If I didn't miss anything important on how uc_wid function works, this is my final solution https://github.com/kyx0r/neatvi/blob/208fa09f4094416d613a42d415b7a035c6ea9d35/ren.c#L149-L178

And as you can see, it's not that much more code, we are talking net ~3 more lines.

Ali Gholami Rudi · Answer 12 · Tue Mar 09 2021 00:04:09 GMT+0800 (China Standard Time)

Kyryl <notifications@github.com> wrote:

I think that placeholder feature support is actually great in general. But it definitely can be implemented with lower overhead, as it has been done in the past, before that commit. I understand the motivation of trying to reduce the number of lines of code to make it simpler, but in this case the benefits don't outweight the downsides.

Actually, there was a problem before that commit, and that was the main reason for the change. It assigned width zero to combining characters, which made them disappear from the output. The goal of that commit was to prevent such mistakes.

ren placeholder() shouldn't be trying to get the width in the first place, it's crammed in functionality that's going to be used only on 1 occasion. And personally it made it hard for me to understand the code, which is why I made this issue because it's unclear why is comb and is bell have to be invoked. And it will be unclear to anybody else who will try to read the code, because lets be real, nobody is going to try and run the binary search of a look up table in their head to figure out whether those code path's affect the execution or not. But it turns out they don't affect anything but they will misslead anybody like they are necessary and also hurt performance. Unix philosophy, it should do one thing and do it well, same applies to functions in code.

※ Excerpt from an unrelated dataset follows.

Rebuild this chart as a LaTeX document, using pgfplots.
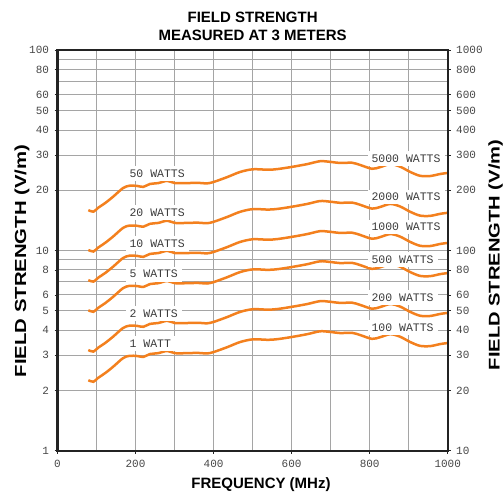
\documentclass[border=0pt]{standalone}
\usepackage{fontspec}
\setmainfont{Liberation Sans}
\newfontfamily\monofont{Liberation Mono}
\usepackage{graphicx}
\usepackage{pgfplots}
\usepackage{pgfplotstable}
\pgfplotsset{compat=1.18}

\definecolor{curve}{RGB}{243,128,30}
\definecolor{gridc}{RGB}{165,165,165}
\definecolor{ticktxt}{RGB}{70,70,70}
\definecolor{frame}{RGB}{35,35,35}
\definecolor{lbl}{RGB}{60,60,60}

% Field strength (V/m) at 3 m versus frequency (MHz), one table per transmitter power
\pgfplotstableread{
f v
79 2.25
92 2.21
104 2.31
122 2.44
142 2.62
168 2.90
185 2.98
205 2.97
220 2.94
237 3.04
258 3.07
281 3.15
301 3.07
330 3.07
360 3.08
383 3.06
400 3.11
435 3.29
468 3.49
501 3.60
540 3.58
565 3.61
601 3.70
640 3.82
673 3.95
699 3.92
724 3.87
755 3.88
776 3.78
806 3.62
827 3.69
853 3.82
878 3.71
904 3.49
929 3.34
955 3.33
981 3.41
1000 3.45
}\wattA

\pgfplotstableread{
f v
79 3.182
92 3.125
104 3.267
122 3.451
142 3.705
168 4.101
185 4.214
205 4.200
220 4.158
237 4.299
258 4.342
281 4.455
301 4.342
330 4.342
360 4.356
383 4.328
400 4.398
435 4.653
468 4.936
501 5.091
540 5.063
565 5.105
601 5.233
640 5.402
673 5.586
699 5.544
724 5.473
755 5.487
776 5.346
806 5.119
827 5.218
853 5.402
878 5.247
904 4.936
929 4.723
955 4.709
981 4.822
1000 4.879
}\wattB

\pgfplotstableread{
f v
79 5.031
92 4.942
104 5.165
122 5.456
142 5.858
168 6.485
185 6.663
205 6.641
220 6.574
237 6.798
258 6.865
281 7.044
301 6.865
330 6.865
360 6.887
383 6.842
400 6.954
435 7.357
468 7.804
501 8.050
540 8.005
565 8.072
601 8.273
640 8.542
673 8.832
699 8.765
724 8.654
755 8.676
776 8.452
806 8.095
827 8.251
853 8.542
878 8.296
904 7.804
929 7.468
955 7.446
981 7.625
1000 7.714
}\wattC

\pgfplotstableread{
f v
79 7.115
92 6.989
104 7.305
122 7.716
142 8.285
168 9.171
185 9.424
205 9.392
220 9.297
237 9.613
258 9.708
281 9.961
301 9.708
330 9.708
360 9.740
383 9.677
400 9.835
435 10.404
468 11.036
501 11.384
540 11.321
565 11.416
601 11.700
640 12.080
673 12.491
699 12.396
724 12.238
755 12.270
776 11.953
806 11.447
827 11.669
853 12.080
878 11.732
904 11.036
929 10.562
955 10.530
981 10.783
1000 10.910
}\wattD

\pgfplotstableread{
f v
79 10.062
92 9.883
104 10.331
122 10.912
142 11.717
168 12.969
185 13.327
205 13.282
220 13.148
237 13.595
258 13.729
281 14.087
301 13.729
330 13.729
360 13.774
383 13.685
400 13.908
435 14.713
468 15.608
501 16.100
540 16.010
565 16.144
601 16.547
640 17.084
673 17.665
699 17.531
724 17.307
755 17.352
776 16.905
806 16.189
827 16.502
853 17.084
878 16.592
904 15.608
929 14.937
955 14.892
981 15.250
1000 15.429
}\wattE

\pgfplotstableread{
f v
79 15.910
92 15.627
104 16.334
122 17.253
142 18.526
168 20.506
185 21.072
205 21.001
220 20.789
237 21.496
258 21.708
281 22.274
301 21.708
330 21.708
360 21.779
383 21.637
400 21.991
435 23.264
468 24.678
501 25.456
540 25.315
565 25.527
601 26.163
640 27.012
673 27.931
699 27.719
724 27.365
755 27.436
776 26.729
806 25.598
827 26.092
853 27.012
878 26.234
904 24.678
929 23.617
955 23.547
981 24.113
1000 24.395
}\wattF

\pgfplotsset{
  fieldaxis/.style={
    at={(57.5pt,40.3pt)}, anchor=south west,
    scale only axis, width=390.2pt, height=400.4pt,
    xmin=0, xmax=1000,
    tick align=outside, major tick length=3pt, minor tick length=0pt,
    tick style={frame, line width=0.6pt},
    axis line style={frame, line width=2.2pt},
    ticklabel style={font=\monofont\fontsize{11}{11}\selectfont, text=ticktxt},
    /pgf/number format/assume math mode=true,
  },
}
\tikzset{
  wattlabel/.style={fill=white, inner xsep=4pt, inner ysep=3.5pt, anchor=west,
    text=lbl, font=\monofont\fontsize{11.5}{11.5}\selectfont},
}

\begin{document}
\begin{tikzpicture}[x=1pt,y=1pt]
\useasboundingbox (0,0) rectangle (504,491);

% left scale: 1 to 100 V/m
\begin{axis}[ymode=log, fieldaxis,
  ymin=1, ymax=100,
  xtick={0,200,...,1000}, minor xtick={100,300,...,900},
  xticklabels={0,200,400,600,800,1000},
  xticklabel style={yshift=-3pt},
  ytick={1,2,3,4,5,6,8,10,20,30,40,50,60,80,100},
  yticklabels={1,2,3,4,5,6,8,10,20,30,40,50,60,80,100},
  minor ytick={7,9,70,90},
  ytick pos=left, xtick pos=bottom,
  yticklabel style={xshift=-2pt},
  grid=both,
  major grid style={gridc, line width=0.9pt},
  minor grid style={gridc, line width=0.9pt},
]
\addplot[curve, line width=2.5pt, smooth] table[x=f, y=v] {\wattA};
\addplot[curve, line width=2.5pt, smooth] table[x=f, y=v] {\wattB};
\addplot[curve, line width=2.5pt, smooth] table[x=f, y=v] {\wattC};
\addplot[curve, line width=2.5pt, smooth] table[x=f, y=v] {\wattD};
\addplot[curve, line width=2.5pt, smooth] table[x=f, y=v] {\wattE};
\addplot[curve, line width=2.5pt, smooth] table[x=f, y=v] {\wattF};

\node[wattlabel] at (axis cs:174,24.3) {50 WATTS};
\node[wattlabel] at (axis cs:174,15.5) {20 WATTS};
\node[wattlabel] at (axis cs:174,10.8) {10 WATTS};
\node[wattlabel] at (axis cs:174,7.62) {5 WATTS};
\node[wattlabel] at (axis cs:174,4.85) {2 WATTS};
\node[wattlabel] at (axis cs:174,3.44) {1 WATT};

\node[wattlabel] at (axis cs:794,28.8) {5000 WATTS};
\node[wattlabel] at (axis cs:794,18.5) {2000 WATTS};
\node[wattlabel] at (axis cs:794,13.1) {1000 WATTS};
\node[wattlabel] at (axis cs:794,9.02) {500 WATTS};
\node[wattlabel] at (axis cs:794,5.83) {200 WATTS};
\node[wattlabel] at (axis cs:794,4.13) {100 WATTS};
\end{axis}

% right scale: 10 to 1000 V/m
\begin{axis}[ymode=log, fieldaxis,
  ymin=10, ymax=1000,
  axis x line=none, axis y line*=right,
  ytick={10,20,30,40,50,60,80,100,200,300,400,500,600,800,1000},
  yticklabels={10,20,30,40,50,60,80,100,200,300,400,500,600,800,1000},
  minor ytick={},
  yticklabel style={xshift=2pt},
]
\end{axis}

% titles and axis labels
\node[font=\bfseries\fontsize{15}{15}\selectfont] at (252.6,474) {FIELD STRENGTH};
\node[font=\bfseries\fontsize{15}{15}\selectfont] at (252.6,455.5) {MEASURED AT 3 METERS};
\node[font=\bfseries\fontsize{15}{15}\selectfont, anchor=base] at (261,2.5) {FREQUENCY (MHz)};
\node[font=\bfseries\fontsize{16}{16}\selectfont, anchor=base, rotate=90]
  at (26,230) {\scalebox{1.27}[1]{FIELD STRENGTH (V/m)}};
\node[font=\bfseries\fontsize{15.5}{15.5}\selectfont, anchor=base, rotate=90]
  at (499.5,236) {\scalebox{1.3}[1]{FIELD STRENGTH (V/m)}};
\end{tikzpicture}
\end{document}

Well, ren_placeholder() returns the placeholder of a character and its width on the screen. The width is a property of the placeholder; it is not performing two functions. You may compute the width of these placeholders in ren_cwid(). However, when ren_placeholder() is modified, you have to verify if ren_cwid() needs to be updated as well. Why should ren_cwid() know what placeholders are defined or whether combining characters have a placeholder. Suppose, for instance, a new variable is defined that disables placeholders altogether. It can be implemented by adding only the following two lines to the beginning of ren_placeholder(): if (!xplaceholder) return NULL; In any case, I think this is a small issue and to some extent a matter of taste.

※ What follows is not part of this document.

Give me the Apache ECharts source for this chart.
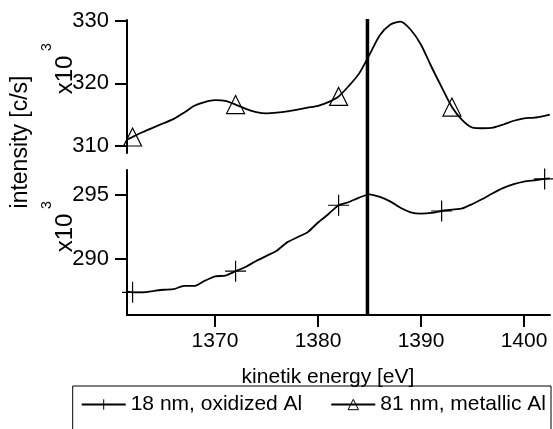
<!DOCTYPE html>
<html><head><meta charset="utf-8">
<script src="https://cdn.jsdelivr.net/npm/echarts@6/dist/echarts.min.js"></script>
<style>html,body{margin:0;padding:0;background:#fff}#c{width:553px;height:429px}</style>
</head><body><div id="c"></div>
<script>
// kinetic energy grid [eV]
const energy = [1361.5,1362,1363,1364,1365,1366,1367,1368,1369,1370,1371,1372,1373,1374,1375,1376,1377,1378,1379,1380,1381,1382,1383,1384,1385,1386,1387,1388,1389,1390,1391,1392,1393,1394,1395,1396,1397,1398,1399,1400,1401,1402,1402.5];
// 81 nm, metallic Al  (x10^3 c/s)
const metallic81 = [311.0,311.4,312.2,312.9,313.6,314.3,315.3,316.4,317.0,317.3,317.2,316.6,315.9,315.4,315.2,315.3,315.5,315.8,316.1,316.4,317.0,317.9,319.6,321.6,324.6,327.7,329.4,329.9,328.6,326.2,322.7,319.4,316.2,314.1,312.9,312.8,312.9,313.4,314.0,314.4,314.5,314.8,315.0];
// 18 nm, oxidized Al (x10^3 c/s)
const oxidized18 = [287.45,287.4,287.4,287.5,287.6,287.65,287.9,287.9,288.3,288.65,288.7,289.05,289.4,289.85,290.25,290.65,291.3,291.7,292.1,292.85,293.5,294.2,294.45,294.8,295.05,294.85,294.5,294.0,293.65,293.55,293.6,293.75,293.85,293.95,294.3,294.7,295.15,295.55,295.85,296.05,296.15,296.25,296.3];
const markers81 = [1362,1372,1382,1393];
const markers18 = [1362,1372,1382,1392,1402];
const xTicks = [1370,1380,1390,1400];
const topTicks = [310,320,330];
const bottomTicks = [290,295];
const edgeEnergy = 1384.8;
const names = ['18 nm, oxidized Al','81 nm, metallic Al'];

const FONT = 'Liberation Sans, Arial, sans-serif';
const X_MIN = 1361.46, X_MAX = 1402.52;

function build(vals, marks, size) {
  const set = new Set(marks);
  return energy.map((e, i) => ({ value: [e, vals[i]], symbolSize: set.has(e) ? size : 0 }));
}
const plain = v => String(v);

const axisLineStyle = { color: '#000', width: 2 };
const chart = echarts.init(document.getElementById('c'), null, { renderer: 'canvas' });
chart.setOption({
  animation: false,
  backgroundColor: '#fff',
  textStyle: { fontFamily: FONT },
  grid: [
    { left: 127, right: 3, top: 20, height: 133 },
    { left: 127, right: 3, top: 170, height: 145 },
    { left: 127, right: 3, top: 19, height: 296 }
  ],
  xAxis: [
    { gridIndex: 0, type: 'value', min: X_MIN, max: X_MAX, show: false },
    { gridIndex: 1, type: 'value', min: X_MIN, max: X_MAX,
      axisLine: { show: true, onZero: false, lineStyle: axisLineStyle },
      axisTick: { show: true, length: 12, lineStyle: { width: 2, color: '#000' }, customValues: xTicks },
      axisLabel: { show: true, margin: 16, fontSize: 21, color: '#000', fontFamily: FONT, customValues: xTicks, formatter: plain },
      splitLine: { show: false } },
    { gridIndex: 2, type: 'value', min: X_MIN, max: X_MAX, show: false }
  ],
  yAxis: [
    { gridIndex: 0, type: 'value', min: 308.83, max: 330.16,
      axisLine: { show: true, onZero: false, lineStyle: axisLineStyle },
      axisTick: { show: true, length: 12, lineStyle: { width: 2, color: '#000' }, customValues: topTicks },
      axisLabel: { show: true, margin: 18, fontSize: 22, color: '#000', fontFamily: FONT, customValues: topTicks, formatter: plain },
      splitLine: { show: false } },
    { gridIndex: 1, type: 'value', min: 285.63, max: 296.95,
      axisLine: { show: true, onZero: false, lineStyle: axisLineStyle },
      axisTick: { show: true, length: 12, lineStyle: { width: 2, color: '#000' }, customValues: bottomTicks },
      axisLabel: { show: true, margin: 18, fontSize: 22, color: '#000', fontFamily: FONT, customValues: bottomTicks, formatter: plain },
      splitLine: { show: false } },
    { gridIndex: 2, type: 'value', min: 0, max: 1, show: false }
  ],
  legend: {
    data: names, right: 2, top: 386, orient: 'horizontal',
    itemWidth: 44, itemHeight: 13, itemGap: 28,
    padding: [8, 5, 16, 8], borderColor: '#000', borderWidth: 1,
    textStyle: { fontSize: 21, color: '#000', fontFamily: FONT },
    itemStyle: { borderWidth: 1 }
  },
  series: [
    { name: names[0], type: 'line', xAxisIndex: 1, yAxisIndex: 1,
      data: build(oxidized18, markers18, 21), smooth: 0.2,
      symbol: 'path://M0,10L20,10M10,0L10,20', symbolKeepAspect: true,
      showSymbol: true, showAllSymbol: true,
      lineStyle: { color: '#000', width: 1.8 },
      itemStyle: { color: 'rgba(0,0,0,0)', borderColor: '#000', borderWidth: 1.2 },
      emphasis: { disabled: true }, silent: true },
    { name: names[1], type: 'line', xAxisIndex: 0, yAxisIndex: 0,
      data: build(metallic81, markers81, 18), smooth: 0.25,
      symbol: 'triangle', showSymbol: true, showAllSymbol: true,
      lineStyle: { color: '#000', width: 1.8 },
      itemStyle: { color: 'rgba(0,0,0,0)', borderColor: '#000', borderWidth: 1.2 },
      emphasis: { disabled: true }, silent: true },
    { name: 'edge', type: 'line', xAxisIndex: 2, yAxisIndex: 2,
      data: [[edgeEnergy, 0], [edgeEnergy, 1]], symbol: 'none',
      lineStyle: { color: '#000', width: 3.5 }, silent: true, z: 5 }
  ],
  graphic: [
    { type: 'text', x: 21, y: 142, rotation: Math.PI / 2,
      style: { text: 'intensity [c/s]', font: '23px ' + FONT, fill: '#000', align: 'center', verticalAlign: 'middle' } },
    { type: 'text', x: 65, y: 75, rotation: Math.PI / 2,
      style: { text: 'x10', font: '24px ' + FONT, fill: '#000', align: 'center', verticalAlign: 'middle' } },
    { type: 'text', x: 47, y: 47, rotation: Math.PI / 2,
      style: { text: '3', font: '14px ' + FONT, fill: '#000', align: 'center', verticalAlign: 'middle' } },
    { type: 'text', x: 65, y: 233, rotation: Math.PI / 2,
      style: { text: 'x10', font: '24px ' + FONT, fill: '#000', align: 'center', verticalAlign: 'middle' } },
    { type: 'text', x: 47, y: 205, rotation: Math.PI / 2,
      style: { text: '3', font: '14px ' + FONT, fill: '#000', align: 'center', verticalAlign: 'middle' } },
    { type: 'text', x: 328, y: 377,
      style: { text: 'kinetik energy [eV]', font: '21px ' + FONT, fill: '#000', align: 'center', verticalAlign: 'middle' } }
  ]
});
</script></body></html>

If I didn't miss anything important on how uc wid function works, this is my final solution https://github.com/kyx0r/neatvi/blob/208fa09f4094416d613a42d415b7a035c6ea9d35/ren.c#L149-L178 And as you can see, it's not that much more code, we are talking net ~3 more lines.

Looks good. Thanks, Ali

Kyryl · Answer 13 · Tue Mar 09 2021 00:16:25 GMT+0800 (China Standard Time)

Thank you for you time, I think that settles the issue then. But I will make another one, soon, it's a different question.